福島県俳句連盟副会長で県文学賞俳句部門審査委員の結城良一さん(いわき市)が、先に23年度県文化振興基金顕彰を受賞した。祝賀会がきのう(4月14日)正午から、いわきワシントンホテル椿山荘で開かれた。
結城さんの俳句仲間や、いわき市文化協会の役員など約50人が参加した。花束=写真=と記念品が贈呈され、乾杯のあとは祝踊、カラオケなども披露された。
と書くと、騒々しかったのではと思われそうだが、そんなことはない。隣り合う人たちが静かに楽しく語り合う合間にひとつ踊りが入り、宴の終わり近くになって結城さんも加わり、2曲ほど歌を披露したといった程度。
結城さんを知って40年になる。昭和47(1972)年11月3日、県文化センターで開かれた県文学賞表彰式の席で初めて言葉を交わした。

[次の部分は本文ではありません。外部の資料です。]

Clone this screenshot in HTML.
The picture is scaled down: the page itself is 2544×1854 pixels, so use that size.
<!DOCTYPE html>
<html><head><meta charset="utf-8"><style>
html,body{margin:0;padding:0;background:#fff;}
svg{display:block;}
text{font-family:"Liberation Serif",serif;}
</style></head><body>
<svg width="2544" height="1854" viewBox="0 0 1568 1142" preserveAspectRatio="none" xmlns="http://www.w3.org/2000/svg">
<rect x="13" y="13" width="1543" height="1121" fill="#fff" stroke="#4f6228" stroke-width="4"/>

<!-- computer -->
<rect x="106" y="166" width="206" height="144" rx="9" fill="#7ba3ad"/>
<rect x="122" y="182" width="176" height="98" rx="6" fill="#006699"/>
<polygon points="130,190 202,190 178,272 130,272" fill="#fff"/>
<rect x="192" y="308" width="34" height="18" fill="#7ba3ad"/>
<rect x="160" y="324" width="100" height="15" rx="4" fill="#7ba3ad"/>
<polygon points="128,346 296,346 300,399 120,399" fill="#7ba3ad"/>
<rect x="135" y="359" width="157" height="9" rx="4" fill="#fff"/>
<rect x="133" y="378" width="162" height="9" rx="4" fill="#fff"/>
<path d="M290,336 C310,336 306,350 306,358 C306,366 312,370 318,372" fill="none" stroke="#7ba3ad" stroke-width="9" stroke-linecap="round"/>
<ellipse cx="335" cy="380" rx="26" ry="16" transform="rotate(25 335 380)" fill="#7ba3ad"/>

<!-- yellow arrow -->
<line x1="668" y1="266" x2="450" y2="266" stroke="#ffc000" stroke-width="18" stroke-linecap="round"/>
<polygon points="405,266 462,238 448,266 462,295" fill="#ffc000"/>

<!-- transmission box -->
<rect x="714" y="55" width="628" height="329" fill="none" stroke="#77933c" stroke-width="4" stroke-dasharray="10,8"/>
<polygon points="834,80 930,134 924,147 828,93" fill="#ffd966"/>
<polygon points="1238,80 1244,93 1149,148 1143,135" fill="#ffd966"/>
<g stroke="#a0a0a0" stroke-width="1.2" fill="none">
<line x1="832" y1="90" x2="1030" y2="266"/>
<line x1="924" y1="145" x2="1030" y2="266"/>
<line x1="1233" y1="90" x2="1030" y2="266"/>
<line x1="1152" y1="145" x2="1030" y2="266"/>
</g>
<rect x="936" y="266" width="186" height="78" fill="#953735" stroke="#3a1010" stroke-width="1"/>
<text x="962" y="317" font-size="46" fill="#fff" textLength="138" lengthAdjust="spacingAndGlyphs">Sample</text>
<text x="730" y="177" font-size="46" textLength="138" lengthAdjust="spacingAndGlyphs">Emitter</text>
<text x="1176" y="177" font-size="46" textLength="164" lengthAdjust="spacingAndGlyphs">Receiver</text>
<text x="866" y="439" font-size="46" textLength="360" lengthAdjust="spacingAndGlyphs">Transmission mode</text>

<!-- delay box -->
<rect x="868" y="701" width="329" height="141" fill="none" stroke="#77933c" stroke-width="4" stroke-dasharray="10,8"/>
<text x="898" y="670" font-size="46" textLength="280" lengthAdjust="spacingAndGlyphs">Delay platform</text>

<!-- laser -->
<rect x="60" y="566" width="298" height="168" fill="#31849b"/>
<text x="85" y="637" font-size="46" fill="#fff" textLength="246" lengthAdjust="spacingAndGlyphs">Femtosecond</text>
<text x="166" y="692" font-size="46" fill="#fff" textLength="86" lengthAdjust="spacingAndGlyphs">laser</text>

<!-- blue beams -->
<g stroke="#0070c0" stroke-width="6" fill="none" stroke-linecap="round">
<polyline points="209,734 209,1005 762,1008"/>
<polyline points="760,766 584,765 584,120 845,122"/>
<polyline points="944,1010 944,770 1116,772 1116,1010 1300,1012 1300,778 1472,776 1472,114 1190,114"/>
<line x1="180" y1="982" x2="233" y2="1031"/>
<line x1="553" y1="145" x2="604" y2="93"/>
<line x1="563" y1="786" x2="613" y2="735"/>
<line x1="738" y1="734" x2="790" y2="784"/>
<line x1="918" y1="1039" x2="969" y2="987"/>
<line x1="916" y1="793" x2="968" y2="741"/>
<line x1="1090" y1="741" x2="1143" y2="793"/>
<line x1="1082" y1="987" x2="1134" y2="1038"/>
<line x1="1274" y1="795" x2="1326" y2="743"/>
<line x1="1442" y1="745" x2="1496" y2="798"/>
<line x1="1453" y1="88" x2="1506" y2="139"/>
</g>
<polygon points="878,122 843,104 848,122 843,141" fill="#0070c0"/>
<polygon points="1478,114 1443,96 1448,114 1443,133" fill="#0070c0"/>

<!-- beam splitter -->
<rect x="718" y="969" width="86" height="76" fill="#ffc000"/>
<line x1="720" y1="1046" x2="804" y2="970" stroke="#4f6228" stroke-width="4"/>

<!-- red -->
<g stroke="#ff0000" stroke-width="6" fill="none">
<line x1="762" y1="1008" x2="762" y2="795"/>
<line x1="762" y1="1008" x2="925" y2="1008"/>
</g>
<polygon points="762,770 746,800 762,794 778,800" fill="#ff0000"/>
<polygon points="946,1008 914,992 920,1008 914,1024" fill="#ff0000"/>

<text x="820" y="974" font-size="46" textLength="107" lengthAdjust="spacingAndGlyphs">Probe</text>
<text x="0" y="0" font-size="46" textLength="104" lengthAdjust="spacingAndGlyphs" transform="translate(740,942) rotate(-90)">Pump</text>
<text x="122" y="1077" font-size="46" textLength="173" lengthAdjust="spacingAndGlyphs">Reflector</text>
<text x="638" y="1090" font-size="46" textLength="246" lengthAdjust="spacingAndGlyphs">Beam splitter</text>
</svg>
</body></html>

そのとき結城さん37歳、私23歳。
実は何時間か前から“同行2人”だった。いわきから磐越東線の列車に乗った。近くの席にその人がいた。東北本線の列車に乗り継いだら、やはりその人がいる。福島駅前からバスで県文化センターへ向かおうとすると、やはりその人が乗り込んできた。その人が、つまり結城さんだった。

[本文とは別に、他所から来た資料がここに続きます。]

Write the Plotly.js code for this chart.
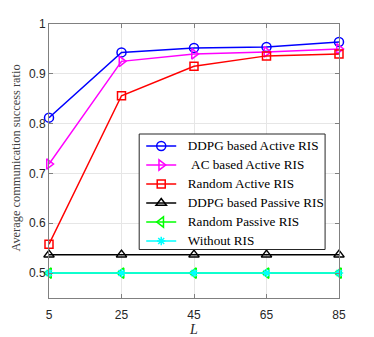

その後、結城さんは俳句を極め、私は詩を離れた。が、いわきの文化のためになにかできることを、という思いは共有していたように思う。この40年間を振り返れば、同じ列車に乗って、少し離れた席に座りながら、いわきの広野を旅し続けてきた――そんなイメージが浮かぶ。
浜通り俳句協会の俳誌「浜通り」(季刊)に、結城さんから頼まれて<いわきの大正ロマン・昭和モダン――書物の森をめぐる旅>を連載しているのも、一種の“同行2人”意識からだ。

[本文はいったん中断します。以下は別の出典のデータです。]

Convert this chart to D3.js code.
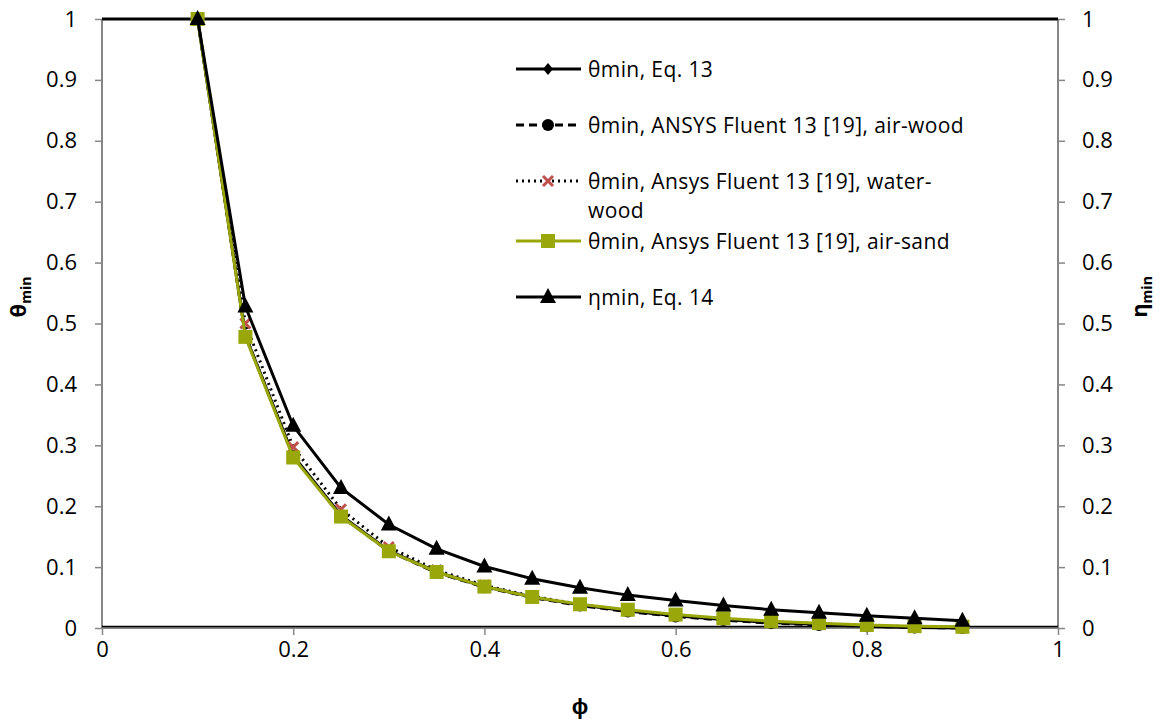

「浜通り」はいわきで唯一発行されている俳誌だという。結城さんは謝辞の中で「浜通り」を出し続ける“意地”について触れた。同協会の会長にして編集の実務を担当している――なかなかできることではない。
3・11後、すぐ震災詠を掲載し、その後も「東日本大震災特集」を続けている。俳誌編集者としての問題意識、すごみと深さ、ネットワークの広さに舌を巻いた。しかもそんなことは胸にしまって、一庶民として人に接する。つかず離れずつきあってこられたのはそのためだろう。